By Tomas Lopez, Law Fellow, Southern Poverty Law Center. Mr. Lopez will be the featured speaker at a March 21 event on the state of Ala.’s anti-immigrant law.
Next month, the Supreme Court will hear arguments in Arizona v. United States, the case challenging Arizona’s SB 1070, the “attrition through enforcement” law that seeks to drive undocumented immigrants from the state.
Many people will pay attention, but few will do so more closely than those of us in Alabama. Here, SB 1070’s ideas metastasized into HB 56— a law that goes even further than Arizona’s in making the state simply inhospitable for undocumented immigrants. The law acutely harms the state’s most vulnerable people, its economy, and its reputation. Alabama’s experience exposes the reality of the anti-immigrant laws now at issue in Arizona and elsewhere: they largely fail to deliver on their promises and instead render needless damage and suffering.

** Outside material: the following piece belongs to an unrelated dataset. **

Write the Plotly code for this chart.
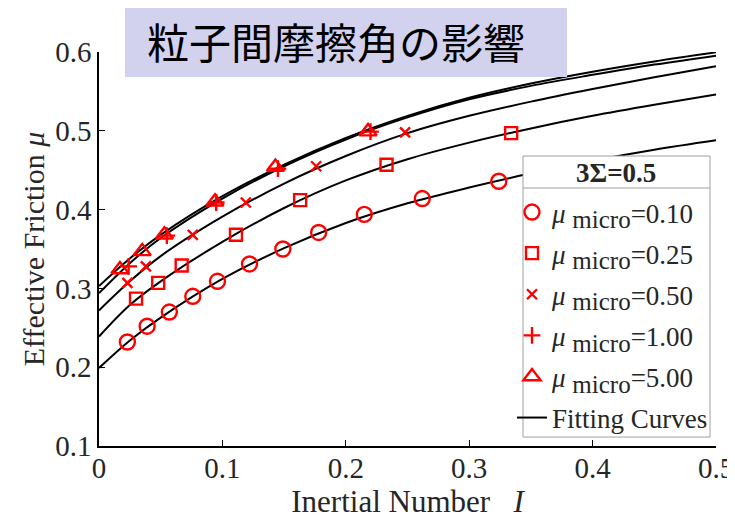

I’m a part of a team at the Southern Poverty Law Center, which along with our co-counsel and allies, is challenging HB 56’s constitutionality. There is a lot for us to challenge. Alabama’s law reaches both more broadly and more deeply than its counterparts from other states. Like SB 1070, HB 56 criminalizes the failure to carry alien registration papers and authorizes law enforcement officers to verify the immigration status of any individuals stopped. However, it also includes provisions that:
- Prohibit and criminalize “business transactions” between undocumented immigrants and state agencies;
- Instruct courts to regard any contract to which an undocumented person is a party as unenforceable;
- Denies bail to detained undocumented immigrants; and
- Requires schools to inquire into the immigration status of every newly enrolled student and his or her parents.